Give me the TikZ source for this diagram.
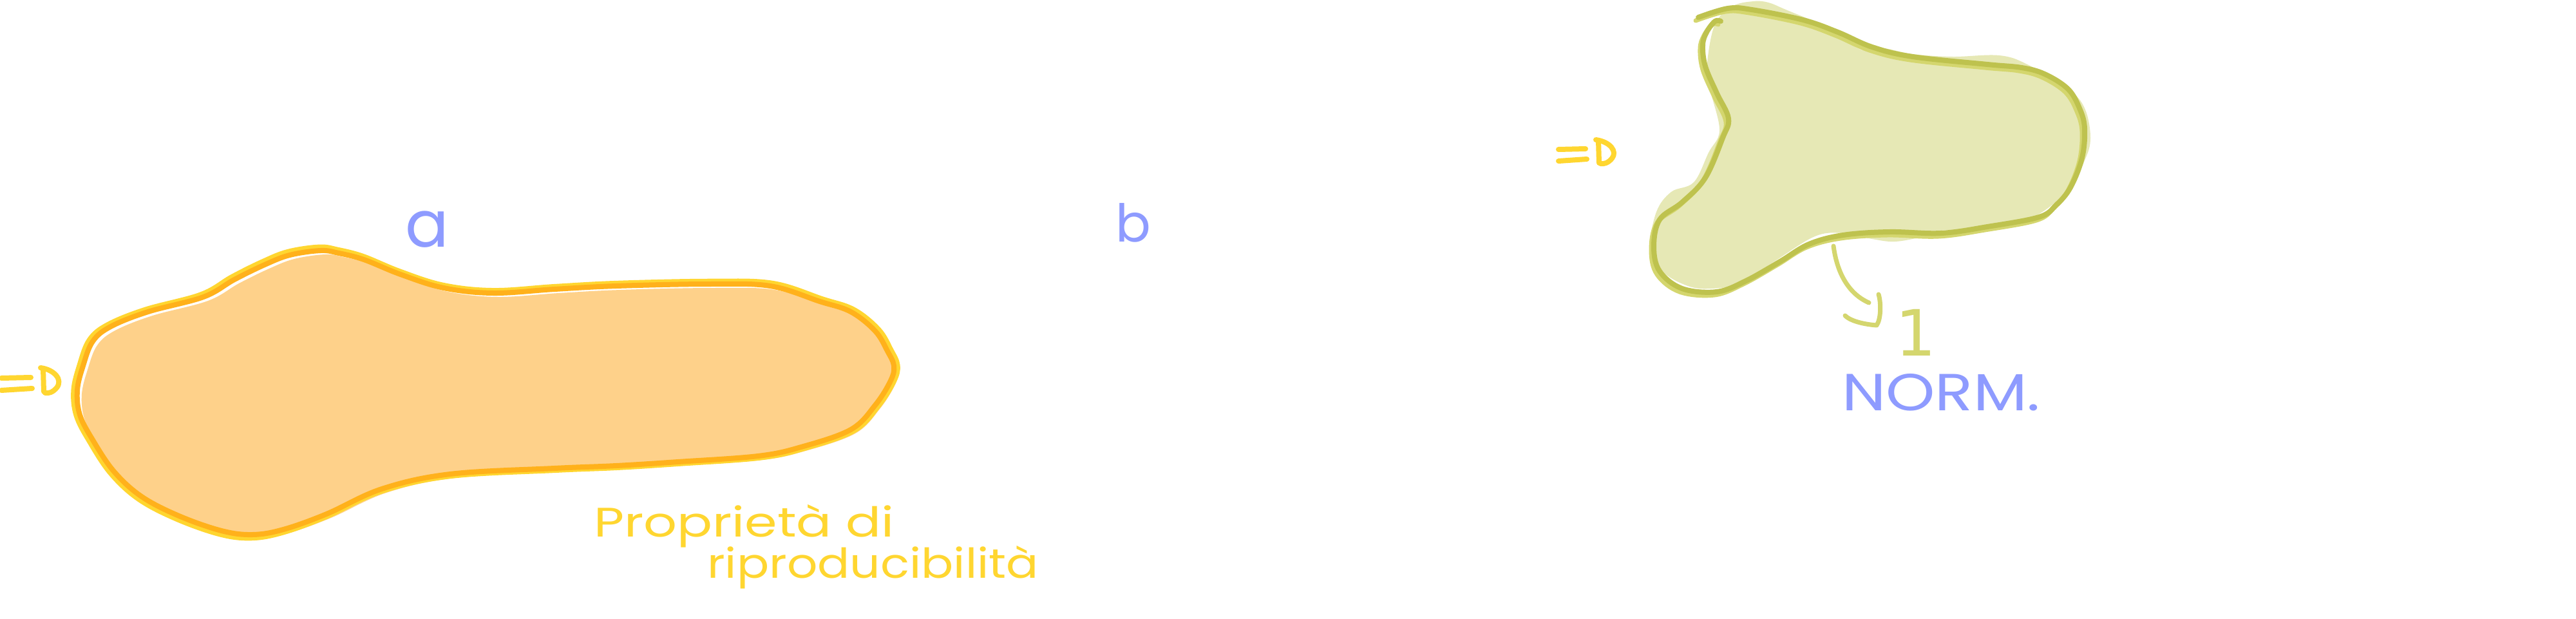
\documentclass[tikz,border=0pt]{standalone}
\usepackage{fontspec}
\setmainfont{Poppins}
\newfontfamily\onefont{DejaVu Sans}
\definecolor{ofill}{HTML}{FED18A}
\definecolor{odark}{HTML}{FFB11B}
\definecolor{oyel}{HTML}{FFD630}
\definecolor{gfill}{HTML}{E6E8B5}
\definecolor{gdark}{HTML}{BEC24E}
\definecolor{glight}{HTML}{D4D66E}
\definecolor{penblue}{HTML}{8E9BFF}
\tikzset{
  hand/.style={line cap=round, line join=round},
  bluetext/.style={text=penblue, inner sep=0pt},
  yeltext/.style={text=oyel, inner sep=0pt, font=\fontsize{64}{70}\selectfont},
  yelpen/.style={draw=oyel, line width=8, hand},
  greenpen/.style={draw=glight, line width=7, hand},
}
\def\OB{plot[smooth cycle,tension=0.6] coordinates {(498,389) (526,393) (565,403) (622,426) (689,447) (766,455) (861,449) (957,444) (1100,441) (1196,444) (1273,468) (1321,484) (1359,514) (1378,545) (1388,568) (1383,591) (1359,629) (1321,667) (1244,694) (1177,708) (1053,717) (957,723) (861,727) (699,736) (593,759) (507,798) (440,822) (392,830) (344,824) (278,801) (220,771) (177,732) (144,683) (124,644) (120,606) (129,568) (144,530) (172,507) (230,484) (316,461) (364,434) (411,411) (450,396)}}
\def\GF{plot[smooth cycle,tension=0.6] coordinates {(2746,4) (2773,15) (2845,46) (2889,77) (2925,75) (2970,84) (3032,88) (3104,86) (3148,100) (3211,138) (3237,168) (3246,214) (3237,249) (3211,295) (3157,337) (3086,354) (3014,358) (2987,367) (2943,375) (2907,371) (2862,362) (2818,367) (2755,406) (2702,440) (2657,448) (2621,444) (2581,421) (2563,383) (2572,329) (2595,298) (2630,283) (2653,237) (2670,203) (2657,145) (2650,110) (2662,40) (2690,10) (2723,2)}}
\def\GO{plot[smooth,tension=0.6] coordinates {(2672,33) (2663,33) (2650,50) (2644,70) (2648,103) (2666,145) (2684,184) (2675,214) (2648,276) (2612,314) (2577,341) (2568,383) (2577,421) (2612,448) (2666,453) (2711,436) (2764,406) (2809,379) (2862,365) (2934,360) (3014,362) (3086,352) (3166,337) (3193,318) (3215,291) (3233,245) (3237,199) (3229,168) (3211,138) (3175,115) (3139,105) (3086,100) (2970,88) (2907,73) (2854,50) (2800,31) (2720,15) (2683,13) (2637,27)}}
\begin{document}
\begin{tikzpicture}[x=1pt,y=-1pt]
\useasboundingbox (0,0) rectangle (4000,961);
\fill[white] (0,0) rectangle (4000,961);
% orange blob
\begin{scope}[shift={(7,6)}]
  \fill[ofill] \OB;
\end{scope}
\begin{scope}[shift={(754,612)},xscale=1.008,yscale=1.022,shift={(-754,-612)}]
  \draw[draw=oyel, line width=9, hand] \OB;
\end{scope}
\draw[draw=odark, line width=8, hand] \OB;
% left implies sign
\draw[yelpen] (2,587) -- (48,586);
\draw[yelpen] (2,606) -- (50,603);
\draw[yelpen] (67,572) -- (68,608);
\draw[yelpen] (63,571) .. controls (85,574) and (98,590) .. (88,602) .. controls (82,609) and (76,611) .. (70,610);
% labels
\node[bluetext, font=\fontsize{100}{110}\selectfont, anchor=base] (la) at (663,383) {a};
\node[bluetext, font=\fontsize{81}{90}\selectfont, anchor=base] (lb) at (1760,375) {b};
\node[yeltext, anchor=base west] (p1) at (922,833) {\scalebox{1.27}[1]{Proprietà di}};
\node[yeltext, anchor=base west] (p2) at (1098,897) {\scalebox{1.16}[1]{riproducibilità}};
% green blob
\fill[gfill] \GF;
\begin{scope}[shift={(-4,5)}]
  \draw[greenpen] \GO;
\end{scope}
\draw[draw=gdark, line width=8, hand] \GO;
% implies sign near green blob
\draw[yelpen] (2420,232) -- (2462,231);
\draw[yelpen] (2420,250) -- (2464,247);
\draw[yelpen] (2482,218) -- (2483,253);
\draw[yelpen] (2478,217) .. controls (2500,220) and (2512,235) .. (2503,246) .. controls (2497,253) and (2491,255) .. (2485,254);
% arrow to 1
\coordinate (arrS) at (2847,382);
\coordinate (arrT) at (2902,470);
\draw[greenpen] (arrS) .. controls (2852,420) and (2868,455) .. (arrT);
\draw[greenpen] (2917,457) .. controls (2921,470) and (2921,495) .. (2914,505) .. controls (2900,504) and (2875,500) .. (2865,490);
\node[text=glight, inner sep=0pt, font=\onefont\fontsize{99}{105}\selectfont, anchor=base] (one) at (2975,552) {1};
\node[bluetext, font=\fontsize{81}{90}\selectfont, anchor=base west] (norm) at (2860,637) {\scalebox{1.2}[1]{NORM.}};
\end{tikzpicture}
\end{document}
----
#### Work instructions
Write out the full listing verbatim, excluding its pictures.

#### Solution to this exercise
Give me the TikZ source for this diagram.
\documentclass[tikz,border=0pt]{standalone}
\usepackage{fontspec}
\setmainfont{Poppins}
\newfontfamily\onefont{DejaVu Sans}
\definecolor{ofill}{HTML}{FED18A}
\definecolor{odark}{HTML}{FFB11B}
\definecolor{oyel}{HTML}{FFD630}
\definecolor{gfill}{HTML}{E6E8B5}
\definecolor{gdark}{HTML}{BEC24E}
\definecolor{glight}{HTML}{D4D66E}
\definecolor{penblue}{HTML}{8E9BFF}
\tikzset{
  hand/.style={line cap=round, line join=round},
  bluetext/.style={text=penblue, inner sep=0pt},
  yeltext/.style={text=oyel, inner sep=0pt, font=\fontsize{64}{70}\selectfont},
  yelpen/.style={draw=oyel, line width=8, hand},
  greenpen/.style={draw=glight, line width=7, hand},
}
\def\OB{plot[smooth cycle,tension=0.6] coordinates {(498,389) (526,393) (565,403) (622,426) (689,447) (766,455) (861,449) (957,444) (1100,441) (1196,444) (1273,468) (1321,484) (1359,514) (1378,545) (1388,568) (1383,591) (1359,629) (1321,667) (1244,694) (1177,708) (1053,717) (957,723) (861,727) (699,736) (593,759) (507,798) (440,822) (392,830) (344,824) (278,801) (220,771) (177,732) (144,683) (124,644) (120,606) (129,568) (144,530) (172,507) (230,484) (316,461) (364,434) (411,411) (450,396)}}
\def\GF{plot[smooth cycle,tension=0.6] coordinates {(2746,4) (2773,15) (2845,46) (2889,77) (2925,75) (2970,84) (3032,88) (3104,86) (3148,100) (3211,138) (3237,168) (3246,214) (3237,249) (3211,295) (3157,337) (3086,354) (3014,358) (2987,367) (2943,375) (2907,371) (2862,362) (2818,367) (2755,406) (2702,440) (2657,448) (2621,444) (2581,421) (2563,383) (2572,329) (2595,298) (2630,283) (2653,237) (2670,203) (2657,145) (2650,110) (2662,40) (2690,10) (2723,2)}}
\def\GO{plot[smooth,tension=0.6] coordinates {(2672,33) (2663,33) (2650,50) (2644,70) (2648,103) (2666,145) (2684,184) (2675,214) (2648,276) (2612,314) (2577,341) (2568,383) (2577,421) (2612,448) (2666,453) (2711,436) (2764,406) (2809,379) (2862,365) (2934,360) (3014,362) (3086,352) (3166,337) (3193,318) (3215,291) (3233,245) (3237,199) (3229,168) (3211,138) (3175,115) (3139,105) (3086,100) (2970,88) (2907,73) (2854,50) (2800,31) (2720,15) (2683,13) (2637,27)}}
\begin{document}
\begin{tikzpicture}[x=1pt,y=-1pt]
\useasboundingbox (0,0) rectangle (4000,961);
\fill[white] (0,0) rectangle (4000,961);
% orange blob
\begin{scope}[shift={(7,6)}]
  \fill[ofill] \OB;
\end{scope}
\begin{scope}[shift={(754,612)},xscale=1.008,yscale=1.022,shift={(-754,-612)}]
  \draw[draw=oyel, line width=9, hand] \OB;
\end{scope}
\draw[draw=odark, line width=8, hand] \OB;
% left implies sign
\draw[yelpen] (2,587) -- (48,586);
\draw[yelpen] (2,606) -- (50,603);
\draw[yelpen] (67,572) -- (68,608);
\draw[yelpen] (63,571) .. controls (85,574) and (98,590) .. (88,602) .. controls (82,609) and (76,611) .. (70,610);
% labels
\node[bluetext, font=\fontsize{100}{110}\selectfont, anchor=base] (la) at (663,383) {a};
\node[bluetext, font=\fontsize{81}{90}\selectfont, anchor=base] (lb) at (1760,375) {b};
\node[yeltext, anchor=base west] (p1) at (922,833) {\scalebox{1.27}[1]{Proprietà di}};
\node[yeltext, anchor=base west] (p2) at (1098,897) {\scalebox{1.16}[1]{riproducibilità}};
% green blob
\fill[gfill] \GF;
\begin{scope}[shift={(-4,5)}]
  \draw[greenpen] \GO;
\end{scope}
\draw[draw=gdark, line width=8, hand] \GO;
% implies sign near green blob
\draw[yelpen] (2420,232) -- (2462,231);
\draw[yelpen] (2420,250) -- (2464,247);
\draw[yelpen] (2482,218) -- (2483,253);
\draw[yelpen] (2478,217) .. controls (2500,220) and (2512,235) .. (2503,246) .. controls (2497,253) and (2491,255) .. (2485,254);
% arrow to 1
\coordinate (arrS) at (2847,382);
\coordinate (arrT) at (2902,470);
\draw[greenpen] (arrS) .. controls (2852,420) and (2868,455) .. (arrT);
\draw[greenpen] (2917,457) .. controls (2921,470) and (2921,495) .. (2914,505) .. controls (2900,504) and (2875,500) .. (2865,490);
\node[text=glight, inner sep=0pt, font=\onefont\fontsize{99}{105}\selectfont, anchor=base] (one) at (2975,552) {1};
\node[bluetext, font=\fontsize{81}{90}\selectfont, anchor=base west] (norm) at (2860,637) {\scalebox{1.2}[1]{NORM.}};
\end{tikzpicture}
\end{document}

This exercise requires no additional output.